Он замолчал. Но был рядом, я знаю. Я чувствую его.

— Эй! — он просто не ответил мне.

— Эй, давай познакомимся, я — Лари.

— Лир, — печальным вздохом ответили мне. Холодным, засыпающим голосом.

— Не спи. Мне больно. Поговори со мной!

— Мне холодно.

— Подойди ближе, — и я почувствовал как нечто обхватывает крошечного меня. Боль затухает.

— Я не могу ближе, иначе ты сольешься со мной.

— Я не хочу остаться один. Побудь со мной. Я таю и мне страшно.

— Я дам тебе кусок, вернись в свое тело.

— Но тогда тебе будет больно, — я сам подплыл ближе к нему и влился в нечто холодное, прекрасно утолившее боль, заполнившее собой дыры и даже больше, — Я не хочу остаться один. Пошли со мной, один я не выживу.

Я с радостью обнял такое родное нечто. Он сочувствовал мне и я это знал. Рядом с ним я чувствовал защиту. Если его заберут, во мне снова останутся жгучие дыры. Я снова буду

умирать в одиночестве. Я сам растворился в нем. Мне тут понравилось. А он растворился во мне. Принял меня в свою душу. И я увлек его в свое тело. Оказалось, вернуться в него можно только большим. Меньшее не держится.

Теперь он — мое второе "Я". Две точки зрения в одном существе. Мы абсолютно растворились друг в друге. Я моложе, а он мудрее.

Нити слились вокруг нас воедино, запаяв швы довольно больными ожогами. И исчезли.

А я провалился в сон. Мне уже не больно и я все еще, как ни странно, жив.

А в комнате над телом склонилась женщина. Тело Лари — молодого юноши — полуэльфа все еще не отошло от стазиса, и только едва заметное дыхание выдавало то, что он живой.

Мать его, леди Барбара, тихо плакала и подрагивающей рукой гладила неподвижную руку юноши. Эта женщина состарилась на глазах. Совсем недавно погиб ее муж, Керален Далель Инсаэльский, эльфийский герцог Вельсиаль. Убит недоброжелателями на охоте спасая короля. По официальной версии.

А сына постигло черное проклятье, добавленное в яд. Убийца действовал наверняка, не желая оставлять следов.

Небольшая пограничная крепость Прант, где проживала семья, действительно не имела ни докторов, ни магов, способных распознать, а главное, вылечить этот яд. Впрочем яд считался неизлечимым. А также очень дорогим и очень редким.

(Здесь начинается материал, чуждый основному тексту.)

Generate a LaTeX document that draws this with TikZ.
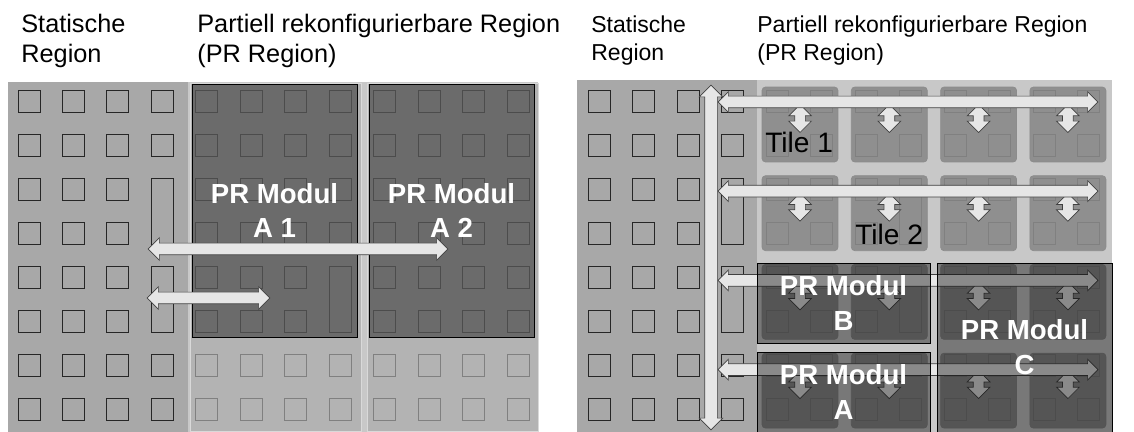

Леди Барбара не без оснований считала, что виной всему наследство. Она была магиней из небогатой семьи Светлой империи, а Керален, ее покойный муж — эльфийским герцогом. Эльфы так и не приняли ни ее, ни Лари, и несмотря на то, что ее муж герцог, их презирала знать обоих государств. Светлая империя — чтобы поддержать эльфов, на которых равнялись все. Поэтому вместо шикарных поместий герцога в эльфийском королевстве, они жили в небольшом доме в Пранте.

Однако доказательств причастности эльфийских родственников у нее не было. А единственного сына едва не потеряла. На самом деле ей не было нужно никакое наследство. Она очень любила мужа и его смерть нанесла сильный удар по здоровью женщины. Неизлечимая болезнь сына нанесла второй удар.

Леди Барбара о себе не думала. Она созвала всех докторов, каких можно отыскать, потратила почти все деньги на лекарства, но все только взглянув на ее сына, разворачивались и уходили. Даже не пытались помочь. А сыну стремительно становилось плохо. Слава Богам, его успели только погрузить в стазис.

И неизвестно чем все могло закончиться, если бы случайно мимо не проезжал сам ректор лучшей магической академии Светлой империи — вампир Арслад Монтури. Как раз тогда она на улице уговаривала отнекивающуюся целительницу прийти еще раз. Но та упорно не хотела.